Mickey Baratz says it’s a problem that existed for commercial developers and investors long before COVID-19 started pistol-whipping the Canadian economy in March.
“Developers don’t always have that liquidity lying around that they can tap into,” Baratz says. “They may have a line of credit with a bank, but it’s usually earmarked for specific hard or soft costs.”
That’s why Baratz and a team of former and current leaders at Manulife, Venturon L.P., and Westmount Guarantee Services launched their new venture, FULECap: To provide refundable deposit financing to commercially-focused entities during a transaction’s due diligence period.
The program appears simple enough. Once the borrower passes through FULECap’s application and vetting processes, the funds are wired to the borrower, who can then wire them to the vendor’s solicitor. Once the due diligence period is over, the borrower can either move forward with the transaction by replacing FULECap’s deposit with their own funds and repaying the money or they can step away from the deal, in which case the FULECap money is returned. In either case, FULECap’s money cannot be used for anything other than the initial deposit.
Baratz describes the process as “painless” and “straightforward”. There are no credit bureau checks, collateral or personal guarantees required aside from the borrower’s promissory note.
“We operate on the strength of the agreement of the purchase of sale and the professional commitment by the vendor’s solicitor, who’s holding the deposit, to honour the agreement,” Baratz says.

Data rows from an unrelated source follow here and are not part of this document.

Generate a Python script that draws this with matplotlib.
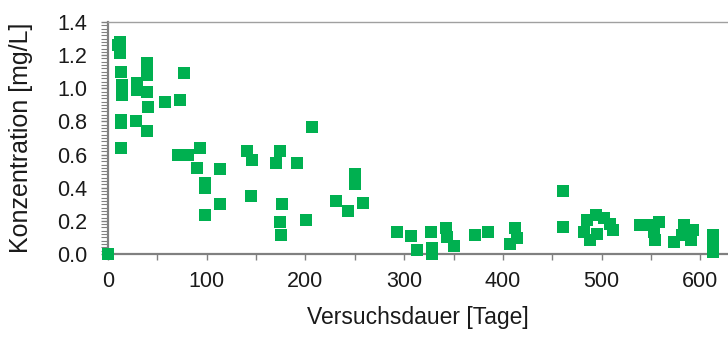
import matplotlib
matplotlib.use("Agg")
import matplotlib.pyplot as plt
from matplotlib.ticker import MultipleLocator, FormatStrFormatter

plt.rcParams['font.family'] = ['Liberation Sans', 'DejaVu Sans']

days = [0, 10, 12, 12, 13, 14, 14, 13, 13, 13,
        29, 29, 39, 39, 39, 41, 28, 39, 58, 73, 77,
        71, 81, 93, 90, 98, 98, 113, 98, 113,
        141, 146, 145, 174, 170, 176, 174, 175, 191, 201, 207,
        250, 250, 231, 243, 258,
        293, 307, 313, 327, 328, 328, 342, 343, 350, 372, 385, 412, 414, 407,
        461, 461, 482, 485, 494, 488, 502, 512, 508, 495,
        539, 548, 558, 554, 553, 573, 583, 581, 593, 591, 613, 613, 613]
conc = [0.0, 1.26, 1.28, 1.21, 1.10, 1.02, 0.96, 0.81, 0.79, 0.64,
        1.03, 0.99, 1.15, 1.08, 0.98, 0.89, 0.80, 0.74, 0.92, 0.93, 1.09,
        0.60, 0.60, 0.64, 0.52, 0.43, 0.40, 0.51, 0.235, 0.30,
        0.62, 0.57, 0.35, 0.62, 0.55, 0.30, 0.195, 0.115, 0.55, 0.205, 0.765,
        0.48, 0.42, 0.32, 0.26, 0.31,
        0.13, 0.11, 0.025, 0.13, 0.035, 0.0, 0.155, 0.105, 0.05, 0.115, 0.13, 0.155, 0.095, 0.06,
        0.38, 0.16, 0.135, 0.205, 0.235, 0.085, 0.215, 0.145, 0.18, 0.12,
        0.175, 0.175, 0.195, 0.085, 0.13, 0.075, 0.175, 0.115, 0.145, 0.085, 0.115, 0.045, 0.015]

fig = plt.figure(figsize=(7.28, 3.38), dpi=100)
ax = fig.add_axes([108/728, 84/338, 1 - 108/728, (254-22)/338])
ax.plot(days, conc, linestyle='none', marker='s', markersize=8.8,
        color='#00B050', markeredgewidth=0, clip_on=False, zorder=3)

ax.set_xlim(0, 628)
ax.set_ylim(0, 1.4)
ax.xaxis.set_major_locator(MultipleLocator(100))
ax.xaxis.set_minor_locator(MultipleLocator(50))
ax.yaxis.set_major_locator(MultipleLocator(0.2))
ax.yaxis.set_minor_locator(MultipleLocator(0.02))
ax.yaxis.set_major_formatter(FormatStrFormatter('%.1f'))

gray = '#808080'
for s in ['left', 'bottom']:
    ax.spines[s].set_color(gray)
    ax.spines[s].set_linewidth(1.6)
ax.spines['top'].set_color('#a0a0a0')
ax.spines['top'].set_linewidth(1.0)
ax.spines['right'].set_visible(False)

ax.tick_params(axis='both', which='both', direction='out', color=gray,
               labelsize=15.5, labelcolor='#1a1a1a')
ax.tick_params(axis='y', which='major', length=5, width=1, pad=10)
ax.tick_params(axis='y', which='minor', length=5, width=0.8)
ax.tick_params(axis='x', which='major', length=4, width=1, pad=8)
ax.tick_params(axis='x', which='minor', length=4, width=1)

ax.set_xlabel('Versuchsdauer [Tage]', fontsize=16.5, color='#1a1a1a', labelpad=10)
ax.set_ylabel('Konzentration [mg/L]', fontsize=18, color='#1a1a1a')
ax.yaxis.set_label_coords(-0.121, 0.5)

fig.savefig('out.png', dpi=100)
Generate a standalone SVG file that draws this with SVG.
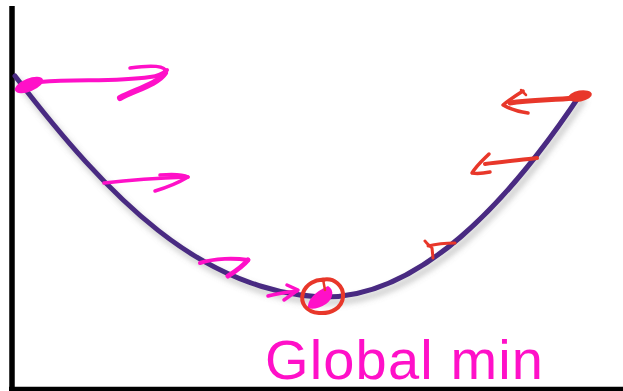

Although it seems customized for today’s challenged commercial space, the FULECap concept was birthed back in September of 2019, when a conversation with a client brought to Baratz’s attention an industry-wide need for deposit capital among developers. Now, rather than being forced to pick and choose which transactions to pursue based on the amount of capital available, Baratz says these developers can potentially leverage FULECap’s cash to investigate multiple opportunities simultaneously.
“It just so happens that it works during the pandemic,” he says, “but that was not the intent initially.”
An additional benefit of the program could be an increase in housing supply at a time when Canada desperately needs it. If more developers are able to get themselves through the due diligence period, they may find themselves in a position to acquire land or obsolete commercial spaces that could become home to a new batches of townhouses, condos or apartments.
“I don’t know if this particular program will stimulate more construction or more projects,” Baratz says, stressing that the final choice of what happens with a site will be made by investors. “But I hope it does. I’d like to think that we can contribute something in that regard.”